Durable Goods – Released 6/26 – New orders for manufactured durable goods decreased $3.3 billion or 1.3% to $243.4 billion in May. The decrease in May follows a 2.8% decrease in April. Three of the last four months have seen declines. Transportation equipment declined 4.6%, driving the decrease by $3.9 billion to $80.0 billion.
Consumer Confidence – Released 6/25 – The Consumer confidence index declined in June following an increase in May. The Index now shows a reading of 121.5 down from 131.3 in May. Consumer confidence has reached its lowest level since September 2017 with the decline in consumer confidence in June; following two consecutive months of improvement. The decline in consumer confidence levels suggests consumers were shaken by the escalation in trade and tariff tensions and that they have some uncertainty in the short-term. Further escalations may increase uncertainty among consumers and further increase volatility in the index.
New Residential Sales – Released 6/25 – Sales of new single-family homes declined 7.8% to 626k, seasonally adjusted, in May.
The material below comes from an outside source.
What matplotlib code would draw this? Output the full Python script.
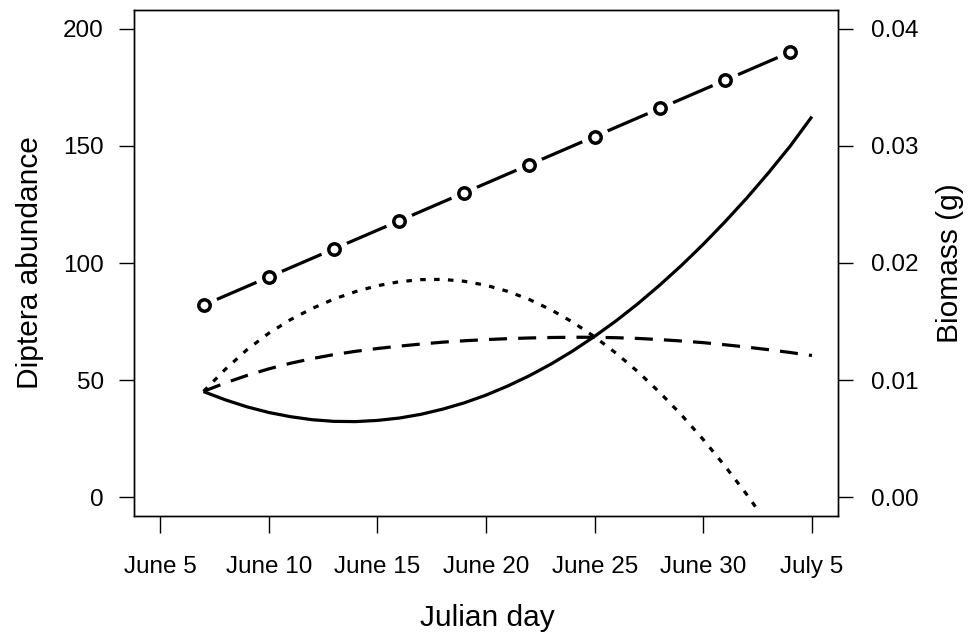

The median sales price of new homes sold in May was $308k with an average sales price of $377.2k. At the end of May, the seasonally adjusted estimate of new homes for sale was 333k. This represents a supply of 6.4 months at the current sales rate.
Existing Home Sales – Released 6/21 – Existing home sales rebounded in May after two months of decline. Sales increased 2.5% to a seasonally adjusted rate of 5.34 million. Sales are currently down 1.1% from one year ago. Housing inventory increased to 4.3 months of inventory and the total housing inventory increased to 1.92 million. The median sales price for all types of homes was $277,700, up 4.8% year/y.
US Light Vehicle Sales – Released 6/7 – U.S. light vehicle sales were at a seasonally adjusted annual rate (SAAR) of 17.9 million units in May versus a SAAR of 16.9 million units in April.